Re: What's wrong with fighting for separation?
by
Geoff7
01/22/2008, 4:05 PM #
The American Colonies never joined the British empire of its own volition. The people were never consulted and their loyalty was merely assumed for King and Country. Once they had grown beyond the need for British tutelage [to whom we should be grateful] the American founders had some rather bright ideas of their own and had a [gasp!] successful, net-positive revolution.
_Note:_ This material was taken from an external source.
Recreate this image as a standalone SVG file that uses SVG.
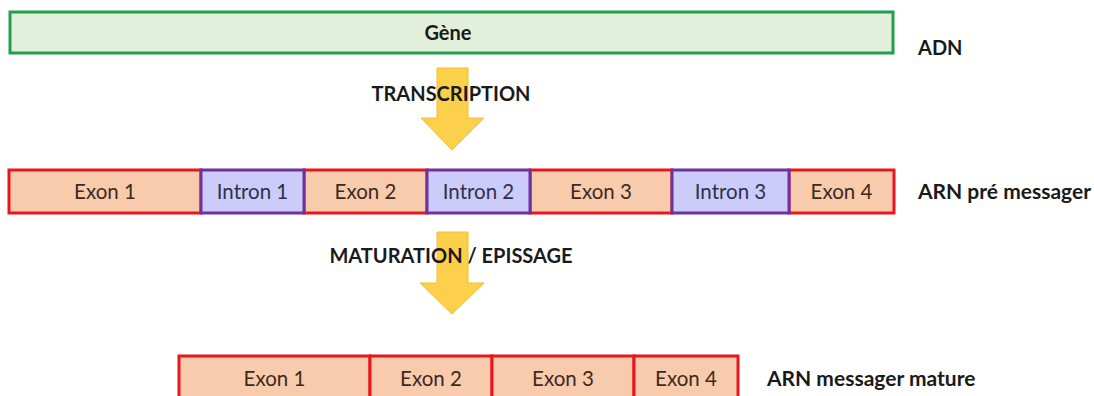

The South willingly signed on to the creation of the United States and they did not have right to arbitrarily dissolve the country [which would affect the North, especially if they had sought the help of then-hostile European powers] because Northerners and Free Soilers in newly-acquired territories didn't quite have the Southern slaveholder class's zeal for the extension of slavery.
Abrogation of the Northwest Compromise, Missouri Compromise, Fugitive Slave Law [essentially meant that there was no such thing as a "Free" state], Dred Scot Decision [ditto], 3/5 Compromise ["Oh yeah, count most of a black person so we can increase our representation in Congress, but, you know, they're not actual people with citizenship rights..."]- all Northern concessions to Southern slaveholders. It wasn't enough to assuage your massive inferiority complex- the mixture of oligarchy, feudalism and mercantilism failed to produce the wealth your Northern neighbors enjoyed. And, while a more temperate and wise position would have been to liberalize your economy and phase out slavery over the course of a decade or so, the denizens of The Palmetto State started the war with eventually took over 623,000 lives.
And not content with that- some of you have the nerve to be angry at the Northern states, who resuscitated the war torn society you helped ruin, and fly not even the national symbol of The Confederacy [which was the Stars and Bars], but the battle flag of a treasonous and seditious lot who caused the greatest calamity in US history. The flag would be an insult even if the South had freed all its slaves and then fired on Fort Sumter. The cheek of the thing. If I may borrow a Southern expression: "Don't piss down my leg and tell me it's raining."